Start of Source material

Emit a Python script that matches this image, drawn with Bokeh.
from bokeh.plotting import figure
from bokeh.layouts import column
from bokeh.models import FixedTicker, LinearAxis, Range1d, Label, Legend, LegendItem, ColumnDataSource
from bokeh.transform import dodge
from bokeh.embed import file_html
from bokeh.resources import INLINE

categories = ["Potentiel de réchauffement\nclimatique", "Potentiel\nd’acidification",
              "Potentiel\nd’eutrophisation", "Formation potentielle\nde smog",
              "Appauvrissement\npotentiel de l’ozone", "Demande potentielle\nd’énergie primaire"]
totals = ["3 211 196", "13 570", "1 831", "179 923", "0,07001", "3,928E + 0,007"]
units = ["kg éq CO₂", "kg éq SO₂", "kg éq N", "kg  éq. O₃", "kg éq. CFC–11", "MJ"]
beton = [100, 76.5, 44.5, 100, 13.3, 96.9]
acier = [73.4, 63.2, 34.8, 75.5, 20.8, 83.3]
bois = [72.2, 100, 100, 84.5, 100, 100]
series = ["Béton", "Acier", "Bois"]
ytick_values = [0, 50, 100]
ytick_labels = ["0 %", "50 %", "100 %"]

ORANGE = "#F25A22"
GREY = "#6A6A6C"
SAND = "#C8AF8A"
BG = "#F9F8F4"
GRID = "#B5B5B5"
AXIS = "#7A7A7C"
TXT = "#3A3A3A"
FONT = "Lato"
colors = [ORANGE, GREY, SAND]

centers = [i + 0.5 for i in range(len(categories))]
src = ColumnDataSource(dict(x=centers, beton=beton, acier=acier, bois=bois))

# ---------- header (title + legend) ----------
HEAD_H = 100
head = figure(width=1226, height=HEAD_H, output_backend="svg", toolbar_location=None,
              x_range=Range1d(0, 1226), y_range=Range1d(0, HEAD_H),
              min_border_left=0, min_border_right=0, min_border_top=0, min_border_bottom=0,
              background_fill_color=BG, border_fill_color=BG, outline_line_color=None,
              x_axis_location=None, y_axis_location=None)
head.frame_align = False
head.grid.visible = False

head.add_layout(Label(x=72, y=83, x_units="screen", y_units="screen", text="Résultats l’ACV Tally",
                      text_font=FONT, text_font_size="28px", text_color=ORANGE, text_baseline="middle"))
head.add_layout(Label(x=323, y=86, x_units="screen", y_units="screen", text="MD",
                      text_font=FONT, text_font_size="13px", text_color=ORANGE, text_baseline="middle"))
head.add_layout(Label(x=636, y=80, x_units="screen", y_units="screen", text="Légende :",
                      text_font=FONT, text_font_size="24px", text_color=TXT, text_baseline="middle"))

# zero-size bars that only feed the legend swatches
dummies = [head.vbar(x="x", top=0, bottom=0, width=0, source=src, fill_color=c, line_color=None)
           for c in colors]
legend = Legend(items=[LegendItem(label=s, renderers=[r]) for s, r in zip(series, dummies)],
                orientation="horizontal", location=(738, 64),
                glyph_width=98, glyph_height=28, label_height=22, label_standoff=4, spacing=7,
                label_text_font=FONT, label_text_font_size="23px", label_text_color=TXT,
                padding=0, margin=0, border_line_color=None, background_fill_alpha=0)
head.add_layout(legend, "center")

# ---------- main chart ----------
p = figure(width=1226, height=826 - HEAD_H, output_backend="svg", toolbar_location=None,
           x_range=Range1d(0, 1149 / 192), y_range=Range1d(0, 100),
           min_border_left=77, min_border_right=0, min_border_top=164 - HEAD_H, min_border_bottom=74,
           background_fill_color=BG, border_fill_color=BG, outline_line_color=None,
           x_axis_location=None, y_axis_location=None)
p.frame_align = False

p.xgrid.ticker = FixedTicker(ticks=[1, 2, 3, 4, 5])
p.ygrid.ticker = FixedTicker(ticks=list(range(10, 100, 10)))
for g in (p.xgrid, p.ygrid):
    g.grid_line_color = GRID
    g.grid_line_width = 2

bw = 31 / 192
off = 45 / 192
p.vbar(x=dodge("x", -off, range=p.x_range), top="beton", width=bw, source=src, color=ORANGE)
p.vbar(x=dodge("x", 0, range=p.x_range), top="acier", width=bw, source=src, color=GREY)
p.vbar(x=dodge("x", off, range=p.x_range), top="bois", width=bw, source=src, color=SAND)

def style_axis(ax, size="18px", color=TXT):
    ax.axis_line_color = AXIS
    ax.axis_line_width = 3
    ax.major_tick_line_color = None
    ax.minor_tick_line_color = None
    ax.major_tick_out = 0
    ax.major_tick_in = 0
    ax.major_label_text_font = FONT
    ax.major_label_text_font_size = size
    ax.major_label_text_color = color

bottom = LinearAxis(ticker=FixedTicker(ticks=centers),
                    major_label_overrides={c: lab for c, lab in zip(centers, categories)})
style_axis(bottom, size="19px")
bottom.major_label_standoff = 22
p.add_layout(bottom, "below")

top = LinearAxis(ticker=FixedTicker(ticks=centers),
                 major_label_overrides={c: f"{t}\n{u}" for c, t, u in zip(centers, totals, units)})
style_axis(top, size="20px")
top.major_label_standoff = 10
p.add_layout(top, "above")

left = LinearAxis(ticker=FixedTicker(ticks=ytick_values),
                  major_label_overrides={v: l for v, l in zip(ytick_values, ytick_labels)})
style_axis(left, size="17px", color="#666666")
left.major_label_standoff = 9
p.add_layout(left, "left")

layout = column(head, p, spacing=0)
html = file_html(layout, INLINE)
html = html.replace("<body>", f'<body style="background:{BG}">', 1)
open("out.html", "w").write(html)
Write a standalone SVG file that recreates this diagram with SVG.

End of Source material

= Exercise details =
Give back, verbatim, the lines from the top of the entries above through the line containing "from bokeh.resources import INLINE".

= Answer to the task =
Emit a Python script that matches this image, drawn with Bokeh.
from bokeh.plotting import figure
from bokeh.layouts import column
from bokeh.models import FixedTicker, LinearAxis, Range1d, Label, Legend, LegendItem, ColumnDataSource
from bokeh.transform import dodge
from bokeh.embed import file_html
from bokeh.resources import INLINE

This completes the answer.